Following are first some preliminary materials to review diffusion models, stochastic localization, and mean-field spin glass models, and second the key papers, presentations, and videos that outline that research.

But first let start with a short historical background.

Historical background:

“The Sherrington-Kirkpatrick (SK) model was introduced by David Sherrington and Scott Kirkpatrick in
1975 as a simple ‘solvable’ (in their words) model for spin-glasses. Spin-glasses are some type of magnetic
alloys, and ‘solvable’ meant that the asymptotic free entropy density could be computed exactly.
It turns out that the original SK solution was incorrect and in fact inconsistent (the authors knew this).
A consistent conjecture for the asymptotic free energy per spin was put forward by Giorgio Parisi in 1982,
and derived through the non-rigorous replica method.

It took 24 years to prove this conjecture. The final proof is due to Michel Talagrand in 2006 and is a real
tour de force (from Professor Montanari class notes on stochastic processes) .”

In 2011, Professor Dimitri Panchenko from the University of Toronto proposed a more general proof to the Parisi formula than did Mr. Talagrand.

In 2021, Parisi was awarded the Nobel Prize in Physics for “for the discovery of the interplay of disorder and fluctuations in physical systems from atomic to planetary scales”.

Preliminary materials:

Denoising diffusion models in machine learning:

Denoising diffusion models are generative models, that have been in particular used to generate high-resolution images. They are inspired by non-equilibrium thermodynamics. They define a Markov chain of diffusion steps to slowly add random Gaussian noise to the original data, and then learn to reverse the diffusion process, e.g. remove the noise, to construct the desired data samples.

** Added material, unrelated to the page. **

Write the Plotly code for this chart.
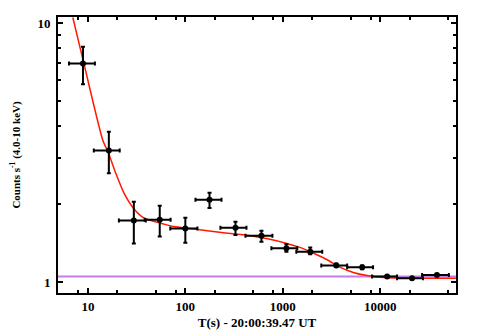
import plotly.graph_objects as go

# light curve points (time since trigger, s ; rate, counts/s)
t_mid = [8.9, 16.4, 29.6, 54.6, 100, 177, 327, 604, 1089, 1914, 3540, 6530, 11780, 21230, 38200]
t_lo = [6.4, 11.5, 20.8, 38.3, 70, 127, 229, 414, 764, 1377, 2484, 4580, 8260, 14900, 26900]
t_hi = [11.8, 21.2, 39.3, 70.6, 133, 235, 424, 783, 1409, 2541, 4581, 8450, 14900, 27500, 50700]
rate = [6.97, 3.22, 1.73, 1.74, 1.61, 2.08, 1.62, 1.51, 1.35, 1.31, 1.16, 1.14, 1.05, 1.035, 1.065]
rate_lo = [5.8, 2.63, 1.41, 1.50, 1.42, 1.93, 1.52, 1.43, 1.31, 1.28, 1.15, 1.12, 1.04, 1.025, 1.055]
rate_hi = [8.1, 3.80, 2.04, 1.97, 1.77, 2.21, 1.71, 1.58, 1.40, 1.36, 1.18, 1.16, 1.06, 1.045, 1.075]

# fitted model
model_t = [7.0, 9.1, 14.3, 16.0, 19.4, 23.4, 29.6, 37.4, 52.0, 75.9, 113, 246, 466, 700, 1100,
           1600, 2100, 2860, 3890, 5290, 7340, 9970, 16000, 59800]
model_rate = [10.5, 6.97, 3.50, 3.20, 2.62, 2.21, 1.92, 1.77, 1.70, 1.64, 1.61, 1.55, 1.51, 1.47, 1.41,
              1.35, 1.29, 1.22, 1.14, 1.09, 1.06, 1.045, 1.037, 1.035]

background = 1.05

x_major = [10, 100, 1000, 10000]
x_minor = [5, 8, 20, 50, 80, 200, 500, 800, 2000, 5000, 8000, 20000, 50000]
y_major = [1, 10]
y_minor = [2, 3, 4, 5, 6, 7, 8, 9]

serif = "Liberation Serif"

fig = go.Figure()
fig.add_trace(go.Scatter(x=model_t, y=model_rate, mode="lines",
                         line=dict(color="#ff1a00", width=1.5, shape="spline", smoothing=0.7),
                         hoverinfo="skip"))
fig.add_trace(go.Scatter(
    x=t_mid, y=rate, mode="markers",
    marker=dict(color="black", size=6),
    error_x=dict(type="data", symmetric=False,
                 array=[h - m for h, m in zip(t_hi, t_mid)],
                 arrayminus=[m - l for l, m in zip(t_lo, t_mid)],
                 color="black", thickness=2, width=2),
    error_y=dict(type="data", symmetric=False,
                 array=[h - m for h, m in zip(rate_hi, rate)],
                 arrayminus=[m - l for l, m in zip(rate_lo, rate)],
                 color="black", thickness=2, width=2),
))
fig.add_hline(y=background, line=dict(color="#c47ee8", width=2), layer="below")

axis_common = dict(type="log", showline=True, linecolor="black", linewidth=2, mirror="ticks",
                   ticks="inside", ticklen=5, tickwidth=2, tickcolor="black",
                   showgrid=False, zeroline=False,
                   tickfont=dict(family=serif, size=13, color="black"))

fig.update_xaxes(**axis_common, range=[0.693, 4.778], tickmode="array", tickvals=x_major,
                 ticktext=[f"<b>{v}</b>" for v in x_major],
                 minor=dict(tickmode="array", tickvals=x_minor, ticks="inside", ticklen=3,
                            tickwidth=2, tickcolor="black"),
                 title=dict(text="<b>T(s) - 20:00:39.47 UT</b>",
                            font=dict(family=serif, size=13, color="black"), standoff=5))
fig.update_yaxes(**axis_common, range=[-0.042, 1.023], tickmode="array", tickvals=y_major,
                 ticktext=[f"<b>{v}</b>" for v in y_major],
                 minor=dict(tickmode="array", tickvals=y_minor, ticks="inside", ticklen=3,
                            tickwidth=2, tickcolor="black"),
                 ticklabelstandoff=3,
                 title=dict(text="<b>Counts s<sup>-1</sup> (4.0-10 keV)</b>",
                            font=dict(family=serif, size=11, color="black"), standoff=15))

# page body adds an 8px offset, margins account for it
fig.update_layout(width=480, height=336, showlegend=False,
                  margin=dict(l=49, r=32, t=7, b=51),
                  plot_bgcolor="white", paper_bgcolor="white")

fig.write_html("out.html")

Lilian Weng: “What are diffusion models?“
Sander Dieleman: “Perspectives on diffusion“

Stochastic localization in statistics:

“Proposed by Professor Ronen Eldan, stochastic localization is a way of decomposing a probability measure on a high-dimensional space into a mixture of simpler measures in a “Markovian” way. These simpler measures are “localized” in the sense that they are concentrated on smaller (random) subsets of the original space. The decomposition turns out to be useful in understanding the original measure.”

Simmon Institute lectures on stochastic localization
Ronen Eldan: “Thin shell implies spectral gap up to polylog via a stochastic localization scheme“
Ronen Eldan: “Analysis of high-dimensional distributions using pathwise methods”

Mean-field spin glass techniques in physics and in mathematics:

Spin glass models are high-dimensional probability distributions that were introduced by physicists in the 1970s to model the statistical properties of certain magnetic materials.

Those models are researched by Professor Montanari’s research team.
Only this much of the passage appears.